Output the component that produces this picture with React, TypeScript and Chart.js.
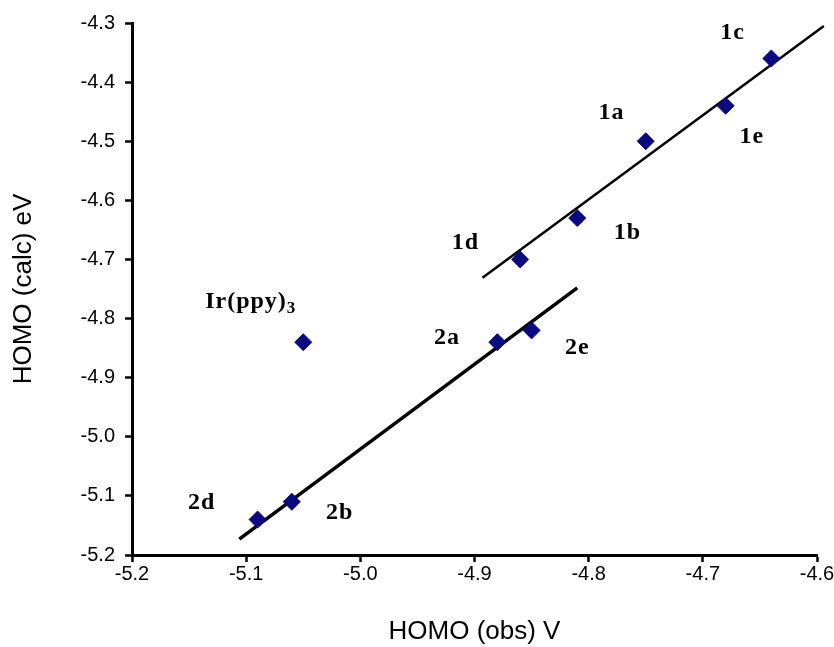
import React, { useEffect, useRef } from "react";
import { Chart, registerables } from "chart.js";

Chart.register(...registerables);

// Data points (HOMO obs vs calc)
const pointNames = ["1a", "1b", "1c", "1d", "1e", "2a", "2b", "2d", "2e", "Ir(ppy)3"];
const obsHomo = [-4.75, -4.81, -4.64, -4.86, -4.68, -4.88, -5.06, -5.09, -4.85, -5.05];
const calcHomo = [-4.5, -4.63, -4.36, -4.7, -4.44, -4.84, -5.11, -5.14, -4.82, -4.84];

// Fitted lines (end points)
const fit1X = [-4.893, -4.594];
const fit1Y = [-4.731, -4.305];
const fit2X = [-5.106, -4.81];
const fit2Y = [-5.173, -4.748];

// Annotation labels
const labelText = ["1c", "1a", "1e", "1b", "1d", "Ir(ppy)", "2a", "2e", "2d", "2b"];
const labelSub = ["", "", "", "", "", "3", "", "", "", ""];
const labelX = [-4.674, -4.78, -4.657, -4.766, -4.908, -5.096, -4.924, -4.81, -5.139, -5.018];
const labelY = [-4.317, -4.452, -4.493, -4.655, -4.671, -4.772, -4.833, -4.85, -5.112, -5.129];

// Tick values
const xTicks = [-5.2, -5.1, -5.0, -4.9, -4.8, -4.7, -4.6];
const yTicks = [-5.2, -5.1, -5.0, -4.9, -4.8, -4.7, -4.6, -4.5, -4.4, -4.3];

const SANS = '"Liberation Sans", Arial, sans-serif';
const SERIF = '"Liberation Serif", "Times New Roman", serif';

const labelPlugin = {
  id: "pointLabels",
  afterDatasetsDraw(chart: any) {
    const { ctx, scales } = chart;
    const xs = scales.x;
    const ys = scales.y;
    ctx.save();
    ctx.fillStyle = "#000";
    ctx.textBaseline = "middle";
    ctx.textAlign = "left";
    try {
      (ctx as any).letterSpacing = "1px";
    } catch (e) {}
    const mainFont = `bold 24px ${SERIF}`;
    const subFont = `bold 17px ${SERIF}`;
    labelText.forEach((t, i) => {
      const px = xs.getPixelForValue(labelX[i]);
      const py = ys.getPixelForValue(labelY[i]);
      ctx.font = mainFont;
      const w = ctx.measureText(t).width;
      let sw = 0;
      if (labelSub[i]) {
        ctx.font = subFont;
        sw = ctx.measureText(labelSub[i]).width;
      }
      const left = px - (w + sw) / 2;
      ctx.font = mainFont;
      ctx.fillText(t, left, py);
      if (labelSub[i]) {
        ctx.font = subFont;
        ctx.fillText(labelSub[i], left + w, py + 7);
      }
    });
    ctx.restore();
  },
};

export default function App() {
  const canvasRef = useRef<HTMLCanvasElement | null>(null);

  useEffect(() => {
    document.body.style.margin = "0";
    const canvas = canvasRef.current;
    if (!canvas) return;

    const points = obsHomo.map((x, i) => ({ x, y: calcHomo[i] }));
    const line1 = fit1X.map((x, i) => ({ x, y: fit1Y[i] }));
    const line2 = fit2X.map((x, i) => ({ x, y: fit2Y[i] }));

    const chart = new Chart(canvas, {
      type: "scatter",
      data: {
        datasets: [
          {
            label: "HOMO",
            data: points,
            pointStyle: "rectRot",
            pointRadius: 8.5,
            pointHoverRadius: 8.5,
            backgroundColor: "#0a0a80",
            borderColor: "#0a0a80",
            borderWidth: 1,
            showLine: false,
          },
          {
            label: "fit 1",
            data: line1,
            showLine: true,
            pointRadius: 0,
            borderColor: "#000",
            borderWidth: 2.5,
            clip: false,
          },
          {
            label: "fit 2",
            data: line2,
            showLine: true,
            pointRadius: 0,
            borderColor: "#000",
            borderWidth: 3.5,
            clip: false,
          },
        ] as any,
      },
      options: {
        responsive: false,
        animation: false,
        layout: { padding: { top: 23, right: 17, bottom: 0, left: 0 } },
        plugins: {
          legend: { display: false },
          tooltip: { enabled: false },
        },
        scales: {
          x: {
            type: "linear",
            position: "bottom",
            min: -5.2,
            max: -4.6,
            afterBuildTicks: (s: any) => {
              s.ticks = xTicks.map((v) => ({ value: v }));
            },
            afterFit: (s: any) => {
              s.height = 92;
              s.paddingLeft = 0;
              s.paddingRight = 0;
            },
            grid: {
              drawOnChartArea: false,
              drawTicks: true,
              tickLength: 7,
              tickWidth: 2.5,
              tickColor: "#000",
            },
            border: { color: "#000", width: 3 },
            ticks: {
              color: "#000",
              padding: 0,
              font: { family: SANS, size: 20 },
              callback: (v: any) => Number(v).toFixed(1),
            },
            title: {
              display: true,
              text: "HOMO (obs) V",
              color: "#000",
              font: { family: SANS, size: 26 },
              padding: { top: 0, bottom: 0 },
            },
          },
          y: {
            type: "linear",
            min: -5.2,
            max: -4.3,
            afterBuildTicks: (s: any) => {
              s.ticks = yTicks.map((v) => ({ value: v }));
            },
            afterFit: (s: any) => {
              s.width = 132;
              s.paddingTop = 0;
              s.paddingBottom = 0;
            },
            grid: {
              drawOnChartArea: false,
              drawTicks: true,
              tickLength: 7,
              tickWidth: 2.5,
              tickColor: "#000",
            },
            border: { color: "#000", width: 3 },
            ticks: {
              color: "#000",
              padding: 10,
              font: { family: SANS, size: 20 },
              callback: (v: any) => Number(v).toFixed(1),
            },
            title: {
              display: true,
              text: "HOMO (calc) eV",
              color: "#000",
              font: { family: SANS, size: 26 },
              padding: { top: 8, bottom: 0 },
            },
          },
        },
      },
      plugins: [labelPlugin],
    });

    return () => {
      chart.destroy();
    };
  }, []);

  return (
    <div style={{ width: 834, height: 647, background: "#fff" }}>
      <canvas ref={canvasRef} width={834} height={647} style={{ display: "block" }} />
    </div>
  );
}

━━━━━━━━━━━━━━━━━━━━

YOUR TASK: Exactly reproduce the run of lines from the start of the listing through the line with "-5.14, -4.82, -4.84];", inclusive; pictures are not copied.

WRITTEN RESPONSE:
Output the component that produces this picture with React, TypeScript and Chart.js.
import React, { useEffect, useRef } from "react";
import { Chart, registerables } from "chart.js";

Chart.register(...registerables);

// Data points (HOMO obs vs calc)
const pointNames = ["1a", "1b", "1c", "1d", "1e", "2a", "2b", "2d", "2e", "Ir(ppy)3"];
const obsHomo = [-4.75, -4.81, -4.64, -4.86, -4.68, -4.88, -5.06, -5.09, -4.85, -5.05];
const calcHomo = [-4.5, -4.63, -4.36, -4.7, -4.44, -4.84, -5.11, -5.14, -4.82, -4.84];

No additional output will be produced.